Every director, employee or officer and his or her personal representative shall be indemnified  by the SMWL against any costs, expenses, and attorney's fees incurred in connection with any claim or legal action against him or her as an officer, employee, or director of the SMWL. No officer, employee, or director shall be indemnified if he or she is determined by the Board of Directors to have been derelict in the performance of his or her duties with respect to the claim for which indemnification is being sought. A determination of indemnification by the Board of Directors shall be made by a majority of the Board members who were not parties to any claim or legal action, even if those voting are less than a quorum. This right of indemnification is non- exclusive of other rights as may be entitled as a matter of law or as may be lawfully granted.

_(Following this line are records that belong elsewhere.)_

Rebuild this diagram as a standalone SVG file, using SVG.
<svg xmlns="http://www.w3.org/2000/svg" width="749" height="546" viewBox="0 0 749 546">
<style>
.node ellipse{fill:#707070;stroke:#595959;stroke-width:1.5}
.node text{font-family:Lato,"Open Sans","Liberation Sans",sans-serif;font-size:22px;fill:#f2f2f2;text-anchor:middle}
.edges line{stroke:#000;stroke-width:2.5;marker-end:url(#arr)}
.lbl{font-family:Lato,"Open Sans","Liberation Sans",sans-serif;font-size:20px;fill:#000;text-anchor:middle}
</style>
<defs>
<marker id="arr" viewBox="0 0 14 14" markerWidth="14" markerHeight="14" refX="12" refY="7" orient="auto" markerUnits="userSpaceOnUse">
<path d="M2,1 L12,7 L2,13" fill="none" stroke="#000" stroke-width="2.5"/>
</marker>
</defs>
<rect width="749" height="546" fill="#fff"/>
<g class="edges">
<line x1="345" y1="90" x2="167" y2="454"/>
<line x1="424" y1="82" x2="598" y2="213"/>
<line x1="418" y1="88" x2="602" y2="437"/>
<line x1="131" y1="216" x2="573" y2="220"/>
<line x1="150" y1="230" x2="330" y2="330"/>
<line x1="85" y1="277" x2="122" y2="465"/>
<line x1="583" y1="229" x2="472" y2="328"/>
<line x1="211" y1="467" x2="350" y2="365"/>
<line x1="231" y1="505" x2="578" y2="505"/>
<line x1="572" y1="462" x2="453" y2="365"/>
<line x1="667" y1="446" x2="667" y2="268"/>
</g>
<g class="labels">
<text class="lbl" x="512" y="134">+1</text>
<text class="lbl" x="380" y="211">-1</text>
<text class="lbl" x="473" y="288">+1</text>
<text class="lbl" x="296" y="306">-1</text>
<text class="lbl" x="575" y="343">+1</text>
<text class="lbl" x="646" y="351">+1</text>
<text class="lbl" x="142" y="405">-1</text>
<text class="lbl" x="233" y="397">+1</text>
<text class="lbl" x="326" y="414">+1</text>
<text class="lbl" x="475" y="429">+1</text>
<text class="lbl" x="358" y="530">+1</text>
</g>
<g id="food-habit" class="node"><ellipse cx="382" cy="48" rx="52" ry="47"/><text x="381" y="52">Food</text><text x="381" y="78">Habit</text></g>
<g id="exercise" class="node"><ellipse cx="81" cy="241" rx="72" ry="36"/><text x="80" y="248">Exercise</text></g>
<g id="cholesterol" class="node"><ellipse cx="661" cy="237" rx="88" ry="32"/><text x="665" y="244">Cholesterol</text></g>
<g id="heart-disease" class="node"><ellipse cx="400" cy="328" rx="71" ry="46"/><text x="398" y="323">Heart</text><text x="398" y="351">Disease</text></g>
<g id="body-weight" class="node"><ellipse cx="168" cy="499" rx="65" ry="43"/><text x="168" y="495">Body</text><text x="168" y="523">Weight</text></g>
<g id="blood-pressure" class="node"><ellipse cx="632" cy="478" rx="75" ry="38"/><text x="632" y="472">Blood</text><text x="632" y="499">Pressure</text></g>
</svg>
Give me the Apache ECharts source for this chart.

It is anticipated that the need for the organization will exist indefinitely and that it will be perpetual. However, should it terminate, all funds and assets belonging to the organization at the time shall be contributed to an organization that is approved under Section 501(c)(3) or Section 501(c)(6) of the Internal Revenue Code and the Regulations thereunder. The organization shall be selected and approved by the existing Board of Directors at the time, but preference shall be given to an organization with a purpose of promoting women in the legal profession.


These bylaws may be amended at any meeting of the SMWL association at which a quorum is present, by a majority vote of the voting members present; provided, however, that written notice of the proposed bylaws to be added or the bylaws to be amended shall be mailed or emailed to all active members thirty (30) days prior to such meeting at which such vote to approve shall be held.